Ideally, instead of the CLI app switching to "bright green", it would pick a "contrasting green". So if the terminal background was dark, it would pick bright green, and for light background it would pick dark green. This is similar to how you'd implement dark mode in a web app.
I'd be interested to see examples, but I can't think of any web app I've seen where dark/light mode was implemented by only changing the background color. It would be really limiting there too.
The CSS to make the terminals look like iTerm was smooth, to the point I read them as screenshots.
8% of men of Northern European descent (and 0.4% of women) are red-green colorblind. That'd be a terrible choice. Use blue-orange, blue-red, or purple-green.

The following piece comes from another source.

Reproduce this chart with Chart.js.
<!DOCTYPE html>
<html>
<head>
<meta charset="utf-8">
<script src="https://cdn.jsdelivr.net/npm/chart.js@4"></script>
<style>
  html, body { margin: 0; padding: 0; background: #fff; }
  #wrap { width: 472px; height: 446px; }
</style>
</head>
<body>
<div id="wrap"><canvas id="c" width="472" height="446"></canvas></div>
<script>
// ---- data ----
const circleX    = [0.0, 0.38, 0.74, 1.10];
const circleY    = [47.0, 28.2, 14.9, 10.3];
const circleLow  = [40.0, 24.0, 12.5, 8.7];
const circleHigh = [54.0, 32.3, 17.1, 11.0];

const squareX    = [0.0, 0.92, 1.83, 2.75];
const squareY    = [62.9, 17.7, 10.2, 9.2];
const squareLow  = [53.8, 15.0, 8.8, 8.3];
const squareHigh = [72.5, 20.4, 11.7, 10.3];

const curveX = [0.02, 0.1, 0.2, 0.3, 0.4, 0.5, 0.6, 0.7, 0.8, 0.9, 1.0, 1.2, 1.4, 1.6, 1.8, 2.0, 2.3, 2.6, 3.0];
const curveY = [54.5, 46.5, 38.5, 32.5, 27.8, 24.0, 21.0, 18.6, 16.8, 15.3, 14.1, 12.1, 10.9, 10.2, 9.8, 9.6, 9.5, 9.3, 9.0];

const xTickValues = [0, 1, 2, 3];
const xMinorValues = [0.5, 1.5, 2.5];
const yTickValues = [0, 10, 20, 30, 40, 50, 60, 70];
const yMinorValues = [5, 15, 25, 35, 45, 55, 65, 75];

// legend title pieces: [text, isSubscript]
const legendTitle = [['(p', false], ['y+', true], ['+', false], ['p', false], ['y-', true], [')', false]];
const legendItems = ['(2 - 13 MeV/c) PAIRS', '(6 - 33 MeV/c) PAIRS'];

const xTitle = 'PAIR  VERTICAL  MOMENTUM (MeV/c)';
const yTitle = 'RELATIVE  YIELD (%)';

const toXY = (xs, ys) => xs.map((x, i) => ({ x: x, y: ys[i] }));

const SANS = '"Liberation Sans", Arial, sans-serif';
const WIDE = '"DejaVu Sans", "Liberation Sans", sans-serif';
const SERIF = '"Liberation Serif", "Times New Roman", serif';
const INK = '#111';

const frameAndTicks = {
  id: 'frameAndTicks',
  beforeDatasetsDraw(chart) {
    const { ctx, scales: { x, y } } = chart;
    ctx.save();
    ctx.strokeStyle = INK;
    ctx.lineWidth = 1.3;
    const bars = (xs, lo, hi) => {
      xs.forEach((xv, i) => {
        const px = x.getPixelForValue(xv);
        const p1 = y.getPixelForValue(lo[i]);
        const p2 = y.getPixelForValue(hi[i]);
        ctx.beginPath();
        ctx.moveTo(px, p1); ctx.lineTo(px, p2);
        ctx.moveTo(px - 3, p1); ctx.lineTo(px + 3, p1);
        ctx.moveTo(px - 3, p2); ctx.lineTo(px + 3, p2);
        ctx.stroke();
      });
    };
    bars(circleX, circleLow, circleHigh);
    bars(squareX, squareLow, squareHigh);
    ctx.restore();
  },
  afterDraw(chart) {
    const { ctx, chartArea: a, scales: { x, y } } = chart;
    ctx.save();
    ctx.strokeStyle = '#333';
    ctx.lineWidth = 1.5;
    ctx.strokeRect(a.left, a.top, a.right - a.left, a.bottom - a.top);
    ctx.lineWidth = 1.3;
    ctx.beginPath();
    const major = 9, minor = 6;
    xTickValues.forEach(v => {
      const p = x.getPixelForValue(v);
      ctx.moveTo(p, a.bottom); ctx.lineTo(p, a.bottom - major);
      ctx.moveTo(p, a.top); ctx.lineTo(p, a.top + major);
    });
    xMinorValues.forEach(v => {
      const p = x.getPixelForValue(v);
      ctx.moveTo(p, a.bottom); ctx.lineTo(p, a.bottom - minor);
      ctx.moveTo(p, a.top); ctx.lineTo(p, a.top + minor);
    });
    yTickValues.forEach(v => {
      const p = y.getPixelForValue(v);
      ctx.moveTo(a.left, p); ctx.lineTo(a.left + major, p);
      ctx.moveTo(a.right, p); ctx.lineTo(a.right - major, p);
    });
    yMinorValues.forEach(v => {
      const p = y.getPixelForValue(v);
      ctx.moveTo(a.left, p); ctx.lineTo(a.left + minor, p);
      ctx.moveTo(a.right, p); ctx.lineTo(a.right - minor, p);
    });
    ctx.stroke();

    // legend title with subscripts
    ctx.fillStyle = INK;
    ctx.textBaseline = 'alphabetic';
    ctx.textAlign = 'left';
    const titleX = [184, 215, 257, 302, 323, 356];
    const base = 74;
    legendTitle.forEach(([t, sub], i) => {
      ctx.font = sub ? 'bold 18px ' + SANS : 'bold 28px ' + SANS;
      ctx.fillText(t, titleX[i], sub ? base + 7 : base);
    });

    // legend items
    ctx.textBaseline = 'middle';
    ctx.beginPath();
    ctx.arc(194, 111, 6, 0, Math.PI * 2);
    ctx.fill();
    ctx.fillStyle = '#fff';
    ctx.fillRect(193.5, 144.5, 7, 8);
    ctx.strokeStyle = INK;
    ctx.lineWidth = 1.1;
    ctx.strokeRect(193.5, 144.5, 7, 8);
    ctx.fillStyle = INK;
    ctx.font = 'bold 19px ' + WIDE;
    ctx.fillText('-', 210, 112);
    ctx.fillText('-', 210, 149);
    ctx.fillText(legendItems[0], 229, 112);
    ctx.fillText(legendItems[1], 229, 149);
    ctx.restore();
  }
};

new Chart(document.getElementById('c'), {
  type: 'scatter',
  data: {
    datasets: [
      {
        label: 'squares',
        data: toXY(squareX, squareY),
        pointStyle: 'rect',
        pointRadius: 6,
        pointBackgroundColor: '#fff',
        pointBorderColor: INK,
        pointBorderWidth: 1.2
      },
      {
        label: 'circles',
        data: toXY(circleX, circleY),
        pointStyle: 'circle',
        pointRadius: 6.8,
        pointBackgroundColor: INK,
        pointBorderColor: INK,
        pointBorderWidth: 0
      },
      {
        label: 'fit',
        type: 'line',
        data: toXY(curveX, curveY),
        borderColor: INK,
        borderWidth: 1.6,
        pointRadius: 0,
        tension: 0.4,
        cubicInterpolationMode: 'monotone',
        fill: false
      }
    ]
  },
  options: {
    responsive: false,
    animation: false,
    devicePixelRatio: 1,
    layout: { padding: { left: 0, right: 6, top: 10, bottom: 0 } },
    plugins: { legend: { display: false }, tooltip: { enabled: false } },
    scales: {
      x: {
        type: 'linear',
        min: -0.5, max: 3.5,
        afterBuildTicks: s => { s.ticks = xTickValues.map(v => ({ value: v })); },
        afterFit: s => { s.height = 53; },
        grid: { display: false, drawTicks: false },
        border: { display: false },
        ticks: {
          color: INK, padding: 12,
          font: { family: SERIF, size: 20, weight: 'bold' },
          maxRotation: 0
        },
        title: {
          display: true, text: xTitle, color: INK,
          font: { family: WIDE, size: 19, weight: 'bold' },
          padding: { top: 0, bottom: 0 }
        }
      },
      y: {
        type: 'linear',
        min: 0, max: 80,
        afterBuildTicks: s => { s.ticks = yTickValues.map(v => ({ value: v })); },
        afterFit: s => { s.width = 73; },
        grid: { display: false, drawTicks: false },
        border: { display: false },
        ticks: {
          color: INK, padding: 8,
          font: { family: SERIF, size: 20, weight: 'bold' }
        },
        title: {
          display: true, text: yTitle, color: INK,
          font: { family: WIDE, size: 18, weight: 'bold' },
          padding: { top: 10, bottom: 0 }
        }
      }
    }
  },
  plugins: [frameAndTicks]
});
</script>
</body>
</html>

Problem there is you can’t change css so at the moment the systems color preference changes thing will look bad.
Important considerations for custom formatters.
https://github.com/workglow-dev/workglow/blob/main/docs/deve...
Play with it here using dev tools (you can ignore the website itself): https://workglow-web.netlify.app/
Docs including útil for checking dark mode: https://github.com/workglow-dev/workglow/tree/main/packages/...
Keep it plain text. Regular, old, boring output is good.
If your software does something dumb when my theme switches to black on white during the day then I am just going to avoid using it...
Personally I alternate between light on dark and dark on light (the latter sometimes together with OS-wide colour inversion feature).
Dark background is hell for anyone with astigmatism. It’s fine with 80x24 (vga text mode), but for anything higher feels like light needles on the retina. With astigmatism everything that is bright and small is duplicated, which means small characters is very difficult to read.